Exercise - Extract, exactly as written, each line from the start of the records below to the line containing "const FS = 16;", both ends included; drop the pictures.

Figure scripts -
►

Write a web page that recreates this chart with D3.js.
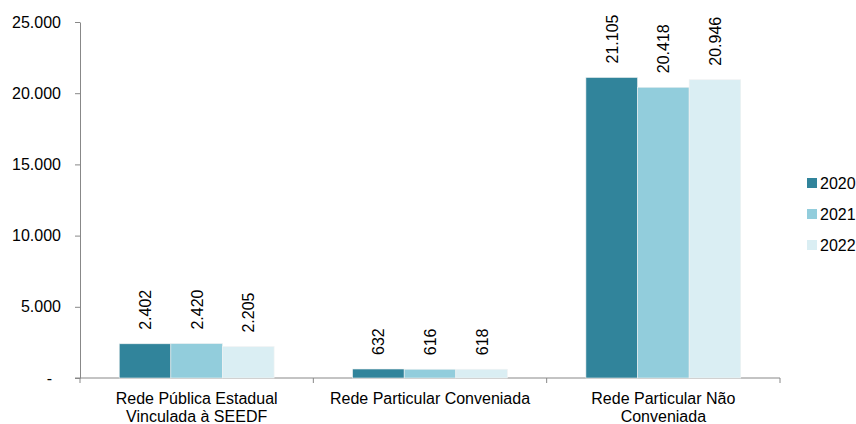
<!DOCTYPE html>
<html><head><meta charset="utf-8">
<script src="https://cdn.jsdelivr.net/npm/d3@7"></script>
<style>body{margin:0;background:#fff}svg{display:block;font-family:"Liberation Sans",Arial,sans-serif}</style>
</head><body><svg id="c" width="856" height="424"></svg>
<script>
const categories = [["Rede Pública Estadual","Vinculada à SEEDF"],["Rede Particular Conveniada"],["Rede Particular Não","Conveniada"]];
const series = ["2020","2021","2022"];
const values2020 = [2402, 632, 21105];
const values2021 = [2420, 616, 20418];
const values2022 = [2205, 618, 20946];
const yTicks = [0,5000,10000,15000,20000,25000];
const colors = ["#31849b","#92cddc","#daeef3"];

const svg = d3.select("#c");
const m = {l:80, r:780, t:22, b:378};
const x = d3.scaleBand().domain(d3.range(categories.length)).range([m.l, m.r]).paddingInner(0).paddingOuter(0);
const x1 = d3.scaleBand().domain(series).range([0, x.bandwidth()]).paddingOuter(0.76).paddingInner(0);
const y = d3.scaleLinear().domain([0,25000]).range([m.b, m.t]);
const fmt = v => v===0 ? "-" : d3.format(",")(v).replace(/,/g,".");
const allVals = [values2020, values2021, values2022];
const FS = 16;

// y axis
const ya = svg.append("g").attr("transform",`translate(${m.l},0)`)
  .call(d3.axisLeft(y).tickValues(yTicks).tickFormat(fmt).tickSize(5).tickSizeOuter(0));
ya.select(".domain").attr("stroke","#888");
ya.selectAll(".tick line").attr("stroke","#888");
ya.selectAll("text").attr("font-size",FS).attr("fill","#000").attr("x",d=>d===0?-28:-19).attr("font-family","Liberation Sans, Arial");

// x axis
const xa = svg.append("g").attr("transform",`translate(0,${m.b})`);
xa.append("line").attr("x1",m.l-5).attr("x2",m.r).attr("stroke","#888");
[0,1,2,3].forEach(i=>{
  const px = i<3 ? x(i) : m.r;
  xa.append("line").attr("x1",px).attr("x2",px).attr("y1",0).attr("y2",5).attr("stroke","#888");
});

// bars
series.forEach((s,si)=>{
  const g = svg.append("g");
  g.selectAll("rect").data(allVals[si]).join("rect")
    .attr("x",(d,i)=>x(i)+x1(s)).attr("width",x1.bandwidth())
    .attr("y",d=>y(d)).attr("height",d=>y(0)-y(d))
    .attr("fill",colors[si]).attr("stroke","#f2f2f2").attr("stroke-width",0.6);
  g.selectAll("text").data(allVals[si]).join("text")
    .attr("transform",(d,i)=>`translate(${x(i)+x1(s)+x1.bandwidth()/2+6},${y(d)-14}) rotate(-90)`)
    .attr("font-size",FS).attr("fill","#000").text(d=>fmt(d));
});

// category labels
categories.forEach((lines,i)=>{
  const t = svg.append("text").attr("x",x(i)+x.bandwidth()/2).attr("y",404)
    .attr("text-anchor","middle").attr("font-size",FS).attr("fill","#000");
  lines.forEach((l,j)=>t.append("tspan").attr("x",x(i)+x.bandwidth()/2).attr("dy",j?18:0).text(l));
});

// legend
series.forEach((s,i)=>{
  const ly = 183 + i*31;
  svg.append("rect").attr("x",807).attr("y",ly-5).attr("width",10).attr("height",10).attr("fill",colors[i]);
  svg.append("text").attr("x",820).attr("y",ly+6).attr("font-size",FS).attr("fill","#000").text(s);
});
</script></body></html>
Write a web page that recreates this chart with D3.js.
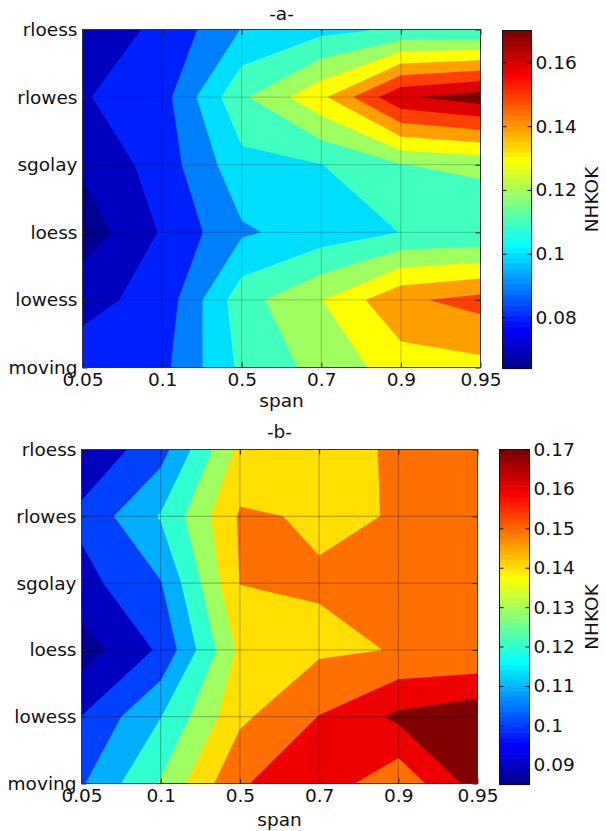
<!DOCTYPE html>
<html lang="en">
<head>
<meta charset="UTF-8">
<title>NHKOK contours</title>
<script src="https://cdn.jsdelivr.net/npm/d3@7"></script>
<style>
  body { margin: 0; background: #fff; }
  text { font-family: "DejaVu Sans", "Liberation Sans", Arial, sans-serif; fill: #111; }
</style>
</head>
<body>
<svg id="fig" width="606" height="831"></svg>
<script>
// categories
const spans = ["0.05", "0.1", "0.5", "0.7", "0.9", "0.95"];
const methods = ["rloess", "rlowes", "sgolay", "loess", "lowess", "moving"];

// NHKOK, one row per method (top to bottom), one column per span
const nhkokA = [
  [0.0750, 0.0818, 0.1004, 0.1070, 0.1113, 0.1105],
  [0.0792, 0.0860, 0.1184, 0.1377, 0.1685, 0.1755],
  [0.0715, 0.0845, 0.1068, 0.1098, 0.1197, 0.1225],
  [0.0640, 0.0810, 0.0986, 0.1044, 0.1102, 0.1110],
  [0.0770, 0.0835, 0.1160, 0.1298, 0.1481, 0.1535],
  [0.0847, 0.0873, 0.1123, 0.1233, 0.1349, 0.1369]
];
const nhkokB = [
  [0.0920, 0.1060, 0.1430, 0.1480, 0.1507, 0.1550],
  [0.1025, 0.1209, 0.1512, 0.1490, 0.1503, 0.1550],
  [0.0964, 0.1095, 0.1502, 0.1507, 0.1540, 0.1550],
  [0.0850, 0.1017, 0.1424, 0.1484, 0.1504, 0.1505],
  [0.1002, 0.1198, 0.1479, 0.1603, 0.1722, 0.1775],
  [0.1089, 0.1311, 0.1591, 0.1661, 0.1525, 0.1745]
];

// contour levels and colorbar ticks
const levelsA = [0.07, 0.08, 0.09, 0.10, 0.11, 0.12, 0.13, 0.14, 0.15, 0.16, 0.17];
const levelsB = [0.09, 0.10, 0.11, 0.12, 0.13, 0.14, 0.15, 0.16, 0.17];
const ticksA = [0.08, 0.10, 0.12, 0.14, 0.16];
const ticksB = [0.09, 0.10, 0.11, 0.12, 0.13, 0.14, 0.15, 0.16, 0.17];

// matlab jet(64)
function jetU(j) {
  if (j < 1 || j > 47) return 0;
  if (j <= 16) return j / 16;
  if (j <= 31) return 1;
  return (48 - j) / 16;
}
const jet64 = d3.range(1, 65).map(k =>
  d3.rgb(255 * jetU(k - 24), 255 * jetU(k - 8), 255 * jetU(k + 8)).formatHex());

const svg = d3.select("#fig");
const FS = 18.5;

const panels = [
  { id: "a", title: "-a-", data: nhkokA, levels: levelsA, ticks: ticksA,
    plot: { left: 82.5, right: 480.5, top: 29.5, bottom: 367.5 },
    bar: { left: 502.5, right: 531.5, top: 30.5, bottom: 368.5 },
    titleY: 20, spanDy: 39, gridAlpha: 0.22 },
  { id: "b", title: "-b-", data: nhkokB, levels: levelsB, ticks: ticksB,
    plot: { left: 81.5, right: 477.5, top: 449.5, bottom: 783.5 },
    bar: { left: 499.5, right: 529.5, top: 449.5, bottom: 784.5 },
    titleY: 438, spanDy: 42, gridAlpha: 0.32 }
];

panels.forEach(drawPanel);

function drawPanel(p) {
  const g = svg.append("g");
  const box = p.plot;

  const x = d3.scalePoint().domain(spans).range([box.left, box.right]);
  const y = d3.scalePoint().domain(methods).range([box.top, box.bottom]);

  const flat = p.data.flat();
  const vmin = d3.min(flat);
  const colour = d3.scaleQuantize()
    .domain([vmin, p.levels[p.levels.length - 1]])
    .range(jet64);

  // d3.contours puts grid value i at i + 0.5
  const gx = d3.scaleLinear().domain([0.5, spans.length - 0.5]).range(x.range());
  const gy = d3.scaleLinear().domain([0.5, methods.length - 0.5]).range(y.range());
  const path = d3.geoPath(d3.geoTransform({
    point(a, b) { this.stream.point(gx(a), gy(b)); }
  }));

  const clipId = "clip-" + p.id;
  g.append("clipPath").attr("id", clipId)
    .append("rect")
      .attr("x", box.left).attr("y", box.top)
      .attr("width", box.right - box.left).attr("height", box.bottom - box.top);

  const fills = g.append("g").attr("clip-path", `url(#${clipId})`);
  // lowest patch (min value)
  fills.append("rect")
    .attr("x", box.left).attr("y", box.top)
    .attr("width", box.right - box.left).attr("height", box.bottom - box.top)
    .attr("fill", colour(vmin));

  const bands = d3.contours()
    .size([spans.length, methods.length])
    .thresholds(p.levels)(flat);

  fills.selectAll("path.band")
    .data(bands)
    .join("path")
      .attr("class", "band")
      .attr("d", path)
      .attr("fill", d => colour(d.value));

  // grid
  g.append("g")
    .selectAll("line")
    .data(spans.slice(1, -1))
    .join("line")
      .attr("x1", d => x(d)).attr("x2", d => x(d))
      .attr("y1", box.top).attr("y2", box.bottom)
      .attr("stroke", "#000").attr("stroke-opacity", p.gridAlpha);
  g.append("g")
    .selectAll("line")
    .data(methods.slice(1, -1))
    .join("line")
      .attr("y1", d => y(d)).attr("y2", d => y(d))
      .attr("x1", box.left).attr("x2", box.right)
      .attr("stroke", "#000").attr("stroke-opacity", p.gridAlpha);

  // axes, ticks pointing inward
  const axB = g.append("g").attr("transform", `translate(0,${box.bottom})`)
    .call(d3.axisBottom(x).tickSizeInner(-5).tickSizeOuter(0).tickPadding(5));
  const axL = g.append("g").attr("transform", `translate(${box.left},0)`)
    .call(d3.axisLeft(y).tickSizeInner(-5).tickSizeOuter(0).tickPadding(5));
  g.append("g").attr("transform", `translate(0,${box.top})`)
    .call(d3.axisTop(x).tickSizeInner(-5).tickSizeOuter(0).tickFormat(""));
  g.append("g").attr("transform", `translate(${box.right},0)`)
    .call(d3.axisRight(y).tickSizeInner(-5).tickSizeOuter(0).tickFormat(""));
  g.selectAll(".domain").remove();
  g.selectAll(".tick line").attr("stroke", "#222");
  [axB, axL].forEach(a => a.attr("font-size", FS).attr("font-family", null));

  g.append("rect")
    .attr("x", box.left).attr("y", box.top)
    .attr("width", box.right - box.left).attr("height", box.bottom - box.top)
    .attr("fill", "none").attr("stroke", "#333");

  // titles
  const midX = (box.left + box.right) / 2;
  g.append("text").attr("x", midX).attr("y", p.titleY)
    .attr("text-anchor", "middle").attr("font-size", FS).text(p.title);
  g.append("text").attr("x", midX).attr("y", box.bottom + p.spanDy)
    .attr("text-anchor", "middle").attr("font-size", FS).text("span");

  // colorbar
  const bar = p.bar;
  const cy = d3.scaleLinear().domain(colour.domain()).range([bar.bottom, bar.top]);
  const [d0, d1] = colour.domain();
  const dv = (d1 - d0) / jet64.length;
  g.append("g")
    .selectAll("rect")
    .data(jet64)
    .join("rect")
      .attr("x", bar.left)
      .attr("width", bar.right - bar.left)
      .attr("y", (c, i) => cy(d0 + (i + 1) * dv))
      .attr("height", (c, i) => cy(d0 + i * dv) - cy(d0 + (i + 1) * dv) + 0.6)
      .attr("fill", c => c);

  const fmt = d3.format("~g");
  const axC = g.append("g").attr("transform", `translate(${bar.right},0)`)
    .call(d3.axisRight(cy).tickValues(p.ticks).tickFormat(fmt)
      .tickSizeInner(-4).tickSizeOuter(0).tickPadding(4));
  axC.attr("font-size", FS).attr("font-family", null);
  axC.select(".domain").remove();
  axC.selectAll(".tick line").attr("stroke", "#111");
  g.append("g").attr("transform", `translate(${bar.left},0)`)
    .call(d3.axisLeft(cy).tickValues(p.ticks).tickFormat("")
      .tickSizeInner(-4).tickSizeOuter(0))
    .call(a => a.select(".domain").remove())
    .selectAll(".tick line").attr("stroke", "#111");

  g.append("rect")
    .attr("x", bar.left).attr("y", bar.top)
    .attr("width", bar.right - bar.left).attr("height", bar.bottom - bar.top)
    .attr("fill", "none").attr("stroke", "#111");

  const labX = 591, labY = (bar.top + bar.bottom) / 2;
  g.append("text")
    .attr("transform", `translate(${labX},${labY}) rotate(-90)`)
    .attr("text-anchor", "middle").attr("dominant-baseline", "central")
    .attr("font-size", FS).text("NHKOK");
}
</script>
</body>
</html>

◄

Result of this task -
Write a web page that recreates this chart with D3.js.
<!DOCTYPE html>
<html><head><meta charset="utf-8">
<script src="https://cdn.jsdelivr.net/npm/d3@7"></script>
<style>body{margin:0;background:#fff}svg{display:block;font-family:"Liberation Sans",Arial,sans-serif}</style>
</head><body><svg id="c" width="856" height="424"></svg>
<script>
const categories = [["Rede Pública Estadual","Vinculada à SEEDF"],["Rede Particular Conveniada"],["Rede Particular Não","Conveniada"]];
const series = ["2020","2021","2022"];
const values2020 = [2402, 632, 21105];
const values2021 = [2420, 616, 20418];
const values2022 = [2205, 618, 20946];
const yTicks = [0,5000,10000,15000,20000,25000];
const colors = ["#31849b","#92cddc","#daeef3"];

const svg = d3.select("#c");
const m = {l:80, r:780, t:22, b:378};
const x = d3.scaleBand().domain(d3.range(categories.length)).range([m.l, m.r]).paddingInner(0).paddingOuter(0);
const x1 = d3.scaleBand().domain(series).range([0, x.bandwidth()]).paddingOuter(0.76).paddingInner(0);
const y = d3.scaleLinear().domain([0,25000]).range([m.b, m.t]);
const fmt = v => v===0 ? "-" : d3.format(",")(v).replace(/,/g,".");
const allVals = [values2020, values2021, values2022];
const FS = 16;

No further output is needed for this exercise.